The biological paradigm

Neuropsychology. Using scientific methods to understand the links between biology, ex the brain, and psychology and behaviour.

  • Eysenck’s theory
    The brain contains two sets of neural operations, an excitatory and an inhibitory. Different personality traits, ex introversion, extroversion, neuroticism, emotionality, psychopathy, involve different brain processes connected with ex the limbic system, the ARAS (ascending reticular activating system), the ANS (autonomic nervous system) and the SNS (sympathetic nervous system) etc.
  • Gray’s theory
    Reinforcement sensitivity theory, inspired by Eysenck, connects personality with two brain systems: the Behavioural Approach System (BAS) and the Behavioural Inhibition System (BIS). Focuses on motivation for approaching and avoiding.
  • Cloninger’s theory
    Linked and related 7 personality domains, 4 temperament domains (ex novelty-seeking and harm avoidance) and 3 character domains (ex self-directedness and cooperativeness) with neurotransmitters in the brain and learning through reward and punishment.


The trait paradigm

Approaches the personality question by separating the concept of personality into different components, ie traits, in order to compare individuals with one another.

  • People: Allport, Eysenck (EPI), Cattell (16PF), Costa and McCrae (NEO-PI).
  • Assumptions: Our thoughts, feelings and behaviours vary in a number of ways and these variations can be measured. When measured, they are normally distributed, having most people around the average and fewer at the extremes.
  • It’s not a theory, it is a system for specifying the components of personality and measuring them. It does not provide explanations for how personality is developed.
  • Factor analysis (and lexical analysis (ex NEO-PI)) has been used to identify underlying factors.
  • The Big Five: Neuroticism, Extraversion, Openness, Conscientiousness, Agreeableness.

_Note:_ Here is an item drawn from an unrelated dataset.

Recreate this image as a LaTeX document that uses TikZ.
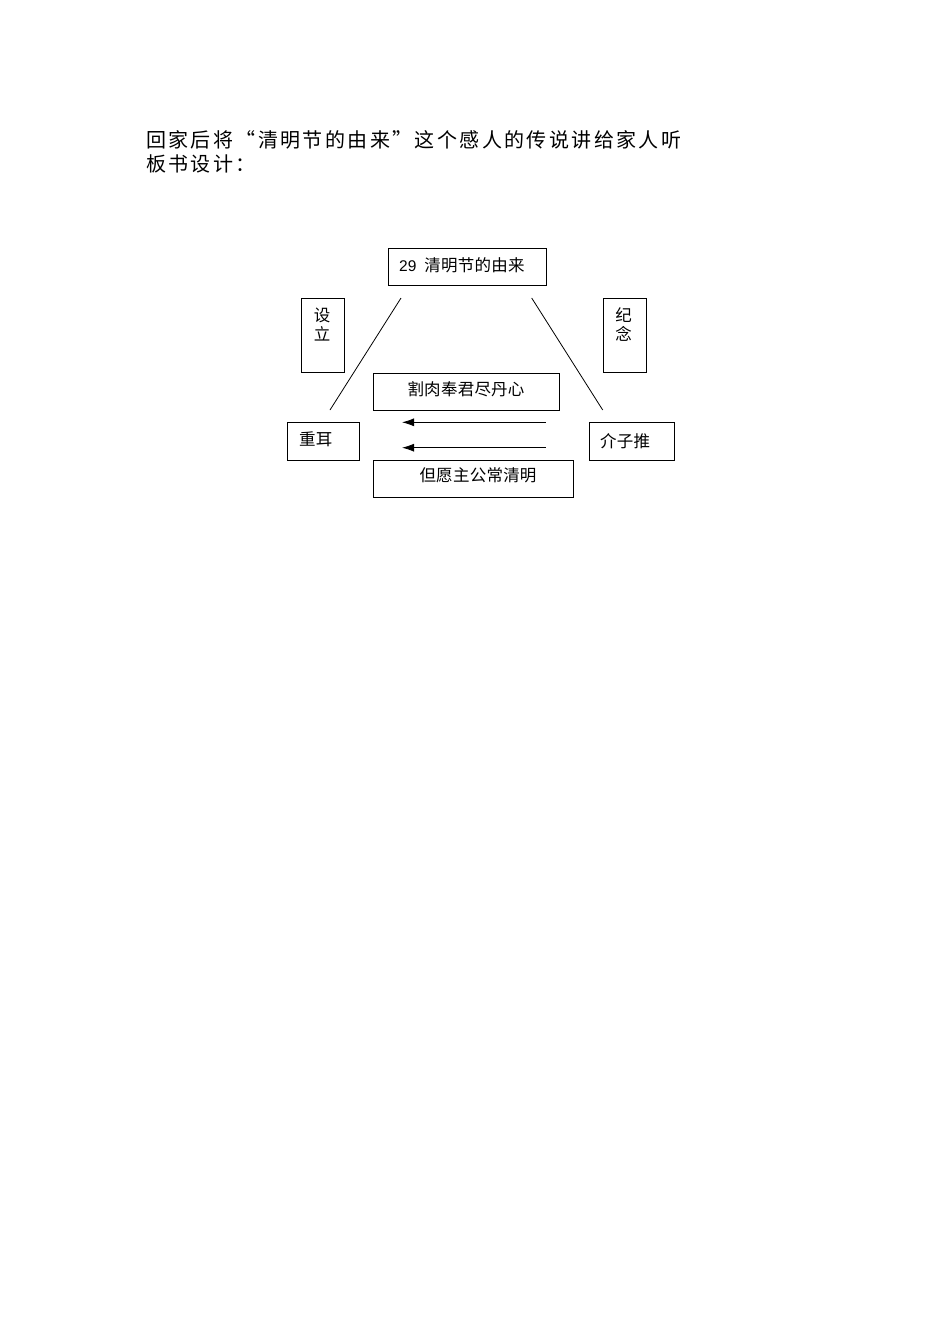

Some advantages and limitations concerning personality assessment based on questionnaires:

  • Self-report data: Depends on personal insight, which is variable.
  • Distortion of responses: People may distort or ”fake” responses in order to obtain a desired result. This can be reduced by standardised administration procedures offering feedback, confidentiality and measurement of a person’s test taking style.
  • Random responding: Ex when respondents have little motivation for completing a questionnaire. Can be identified by including an infrequency scale (questions that have only one correct answer, and which is usually not noticed if the responder does not read the items carefully).
  • Central tendency: A name given to people who consistently choose the middle option. People might be defensive, not wanting to reveal much information about themselves.
  • Measurement error
  • Correlational approaches to validation: When constructing a correlation matrix, correlations can occur purely by chance depending on sample size. In the case of statistical tests the probability of a significant correlation occuring by chance is less than 5 % or 1 in 20, which means that if a matrix of 20 correlations is constructed using random numbers, one of them has a high probability of being significant purely by chance. (If a matrix has 100 correlations, 5 of them can be accounted for by chance!)